Of course however good or varied your own jobs were, you always had friends who had better ones. A particularly morbid friend of mine actually landed his dream job, in the local graveyard. Not only that but he managed to get the graveyard shift. He was born it, and had hours of fun as twilight fell, by sitting close to the fence near the local footpath, making scary noises when unsuspecting pedestrians dared walk by. Happy times.

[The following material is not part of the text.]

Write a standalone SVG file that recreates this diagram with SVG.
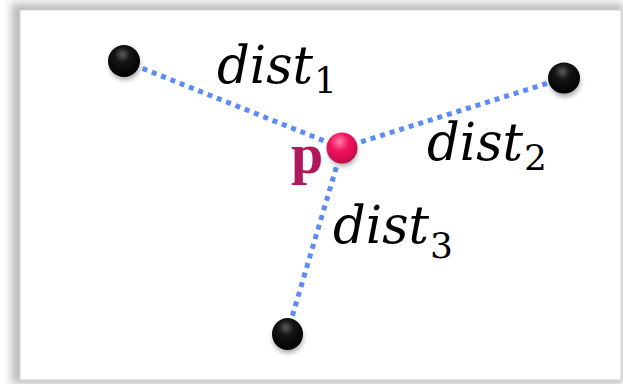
<svg xmlns="http://www.w3.org/2000/svg" width="623" height="384" viewBox="0 0 623 384">
<defs>
<filter id="fshadow" x="-10%" y="-10%" width="120%" height="120%"><feGaussianBlur stdDeviation="4"/></filter>
<filter id="bshadow" x="-50%" y="-50%" width="200%" height="200%"><feGaussianBlur stdDeviation="2.5"/></filter>
<radialGradient id="gblack" cx="0.45" cy="0.3" r="0.7">
<stop offset="0" stop-color="#5a5a5a"/>
<stop offset="0.35" stop-color="#151515"/>
<stop offset="1" stop-color="#000"/>
</radialGradient>
<radialGradient id="gpink" cx="0.42" cy="0.3" r="0.75">
<stop offset="0" stop-color="#ff7fa8"/>
<stop offset="0.4" stop-color="#f0145e"/>
<stop offset="1" stop-color="#c00a48"/>
</radialGradient>
<style>
.edge{stroke:#5b8cf5;stroke-width:5;stroke-dasharray:5 5;fill:none}
.lbl{font-family:"DejaVu Serif",serif;font-style:italic;font-size:53px;fill:#000}
.sub{font-family:"DejaVu Serif",serif;font-size:36px;fill:#000}
.sh{fill:#000;opacity:0.35;filter:url(#bshadow)}
</style>
</defs>
<rect x="0" y="0" width="623" height="384" fill="#fff"/>
<rect x="11" y="3" width="612" height="381" fill="#bdbdbd" filter="url(#fshadow)"/>
<rect x="20" y="10" width="601" height="370" fill="#fff" stroke="#d4d4d4" stroke-width="1"/>
<g id="connectors">
<line class="edge" x1="124" y1="61" x2="342" y2="148"/>
<line class="edge" x1="342" y1="148" x2="564" y2="78"/>
<line class="edge" x1="342" y1="148" x2="287" y2="334"/>
</g>
<g id="n1">
<ellipse class="sh" cx="125" cy="65" rx="15" ry="15"/>
<ellipse cx="124" cy="61" rx="16" ry="16" fill="url(#gblack)"/>
</g>
<g id="n2">
<ellipse class="sh" cx="565" cy="82" rx="15" ry="15"/>
<ellipse cx="564" cy="78" rx="16" ry="15.5" fill="url(#gblack)"/>
</g>
<g id="n3">
<ellipse class="sh" cx="288" cy="338" rx="15" ry="15"/>
<ellipse cx="287.5" cy="334" rx="15.5" ry="16" fill="url(#gblack)"/>
</g>
<g id="p">
<ellipse class="sh" cx="343" cy="152" rx="14" ry="14"/>
<circle cx="342" cy="148" r="15.5" fill="url(#gpink)"/>
<text x="291" y="173" font-family="Liberation Serif, serif" font-weight="bold" font-size="58" fill="#b1175c">p</text>
</g>
<g id="labels">
<text class="lbl" x="217" y="83" textLength="96" lengthAdjust="spacingAndGlyphs">dist</text><text class="sub" x="314" y="93">1</text>
<text class="lbl" x="427" y="160" textLength="96" lengthAdjust="spacingAndGlyphs">dist</text><text class="sub" x="524" y="170">2</text>
<text class="lbl" x="333" y="243" textLength="96" lengthAdjust="spacingAndGlyphs">dist</text><text class="sub" x="430" y="258">3</text>
</g>
</svg>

Overall life lessons learnt in all this nonsense? The key lesson is that people are not stupid – ok, some Americans are – but mainly people know what’s what, and are comfortable with themselves in whatever job and at whatever level they are. Talk to them and treat people as the equals they are, and you will find stuff out that will be useful if you are ambitious. Also, not to steal an old adage, but a bit of hard graft really does not do you any harm in the long run. Not only was I the fittest I’ve ever been after my brick works stint, but it also instilled in me a lifelong desire to try to use my brain to get me forward in life rather than any brawn I could create, as frankly, brawn bloody hurts.